In neighbouring India, opposition Congress lawmakers in the Indian parliament are at loggerheads with the ruling Bharatiya Janata Party (BJP), as anti-cybercrime firms report claims that opposition leader Rahul Gandhi was “interest to clients” by Pegasus spyware along with 300 politicians, journalists, human rights defenders, and government officials in India.

Recently, a consortium of 17 global media outlets published leaked reports stating that Pegasus spyware developed by the Israeli firm NSO was used to hack into the phones of thousands of people across the world.

The tsunami of global outrage sparked after non-profit journalism organization Forbidden Stories released a major new investigation into NSO Group on July 18. The investigation exposed widespread global targeting with the Pegasus spyware.

On request of Forbidden Stories and Amnesty International, Canada-based Citizen Lab undertook an independent investigation based on forensic methodology. The forensic investigation reveals the dark surveillance market of spyware manufacturers used against “interest to clients.”

Allegations that mostly authoritarian governments used phone spyware or malware capable of spying on journalists, critics, opposition, and heads of state have “exposed a global human rights crisis,” according to Amnesty International.

Pegasus can access both Android phones and iPhones, keeping the user unaware of the secret surveillance. Data thieves stealthily retrieve call lists, SMS, contact lists, photos, and geo-location from phones without the knowledge of the user.

This is the world’s only organized secret surveillance -- a crime which pays back in huge cash. The spyware masters earn millions of dollars against installation, service charges, and other fees. Diving deep into the issue of spyware, it is indeed a very expensive electronic spy.

NSO comes from three founding members’ initial names in 2010. The firm employs 500 dedicated IT experts in command and control centres in the client’s hub. The small team of the former Israeli intelligence agency Mossad Special Unit produced the controversial product for clients mostly in authoritarian and despotic regimes in Latin America, Africa, Middle-East, South Asia, and beyond.

The NSO website describes that their company creates technology to help governments and agencies prevent terrorism, break up paedophilia on the dark web, and prevent sex trafficking, money laundering, drug trafficking, and other organized crimes across the globe.

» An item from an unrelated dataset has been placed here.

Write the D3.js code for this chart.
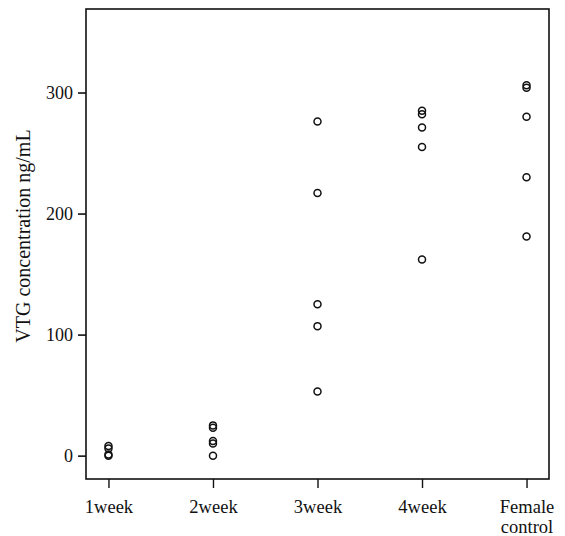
<!DOCTYPE html>
<html>
<head>
<meta charset="utf-8">
<script src="https://cdn.jsdelivr.net/npm/d3@7"></script>
<style>
  body { margin: 0; background: #fff; }
  svg text { font-family: "Liberation Serif", "DejaVu Serif", serif; fill: #111; }
</style>
</head>
<body>
<div id="chart"></div>
<script>
// groups along the x axis
var groups = ["1week", "2week", "3week", "4week", "Female control"];
// VTG values, one list per group
var week1 = [0, 1, 6, 8];
var week2 = [0, 10, 12, 23, 25];
var week3 = [53, 107, 125, 217, 276];
var week4 = [162, 255, 271, 282, 285];
var female = [181, 230, 280, 304, 306];
var yTicks = [0, 100, 200, 300];

var seriesList = [week1, week2, week3, week4, female];

var width = 565, height = 536;
// plot frame edges (note: "top" is taken by window.top, so prefixed names)
var plotL = 86, plotR = 549, plotT = 9, plotB = 479;

var svg = d3.select("#chart").append("svg")
  .attr("width", width)
  .attr("height", height);

// x: one slot per group
var x = d3.scalePoint()
  .domain(groups)
  .range([plotL, plotR])
  .padding(0.215);

// y: concentration
var y = d3.scaleLinear()
  .domain([-19.3, 369])
  .range([plotB, plotT]);

// frame round the plot
svg.append("rect")
  .attr("x", plotL)
  .attr("y", plotT)
  .attr("width", plotR - plotL)
  .attr("height", plotB - plotT)
  .attr("fill", "none")
  .attr("stroke", "#111")
  .attr("stroke-width", 1.6);

// y axis
var yAxis = d3.axisLeft(y)
  .tickValues(yTicks)
  .tickSize(8)
  .tickPadding(5);

var gy = svg.append("g")
  .attr("transform", "translate(" + plotL + ",0)")
  .call(yAxis);
gy.select(".domain").remove();
gy.selectAll("line").attr("stroke", "#111").attr("stroke-width", 1.6);
gy.selectAll("text")
  .style("font-size", "18px")
  .style("font-family", "'Liberation Serif', serif")
  .attr("fill", "#111");

// x axis
var xAxis = d3.axisBottom(x)
  .tickSize(9)
  .tickPadding(12);

var gx = svg.append("g")
  .attr("transform", "translate(0," + plotB + ")")
  .call(xAxis);
gx.select(".domain").remove();
gx.selectAll("line").attr("stroke", "#111").attr("stroke-width", 1.4);
gx.selectAll("text")
  .style("font-size", "18.5px")
  .style("font-family", "'Liberation Serif', serif")
  .attr("fill", "#111")
  .each(function(d) {
    var words = d.split(" ");
    if (words.length > 1) {
      var t = d3.select(this).text(null);
      words.forEach(function(w, i) {
        t.append("tspan")
          .attr("x", 0)
          .attr("dy", i == 0 ? "0.71em" : "1.08em")
          .text(w);
      });
    }
  });

// y label
svg.append("text")
  .attr("transform", "translate(30,236) rotate(-90)")
  .attr("text-anchor", "middle")
  .style("font-size", "20px")
  .text("VTG concentration ng/mL");

// the points
seriesList.forEach(function(vals, i) {
  svg.append("g")
    .selectAll("circle")
    .data(vals)
    .enter()
    .append("circle")
      .attr("cx", x(groups[i]))
      .attr("cy", function(d) { return y(d); })
      .attr("r", 3.5)
      .attr("fill", "none")
      .attr("stroke", "#111")
      .attr("stroke-width", 1.5);
});
</script>
</body>
</html>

In a naive statement, the NSO official website says that the spyware can help rescue missing or abducted children, survivors trapped under building collapses, and victims of natural disasters.

Besides Pegasus, there are four other known manufacturers which also produce spyware and provide services to clients. The other products in the surveillance market are Dropout Jeep, RCS Android, Exodus, and PG-GEO. Nevertheless, Pegasus is an all-in-one spyware and has reason for being expensive.

In 2020, media rights organization Reporters Without Borders (RSF) branded NSO Group as a “digital predator” and reiterated its aim to punish NSO for the cyber crimes which infringed on privacy and freedom of speech.

In the United States and Pakistan, Cambridge Analytica misused intimate personal Facebook data to micro-target and influence swing voters in the last elections of Donald Trump, and Imran Khan’s in Pakistan.

It was alarming for civil society, when Amnesty launched a ground-breaking report in November 2019 on how the surveillance-based business models of companies like Facebook and Google undermine fundamental rights, including the right to privacy and freedom of expression.

Nonetheless, rights organizations expressed a clear danger for freedom of opinion and expression, especially preying on journalism, which is guaranteed by article 19 of the Universal Declaration of Human Rights.

Rights groups around the world called for accountability in spyware sales and urged nations to wake up to a responsible international standard for snooping.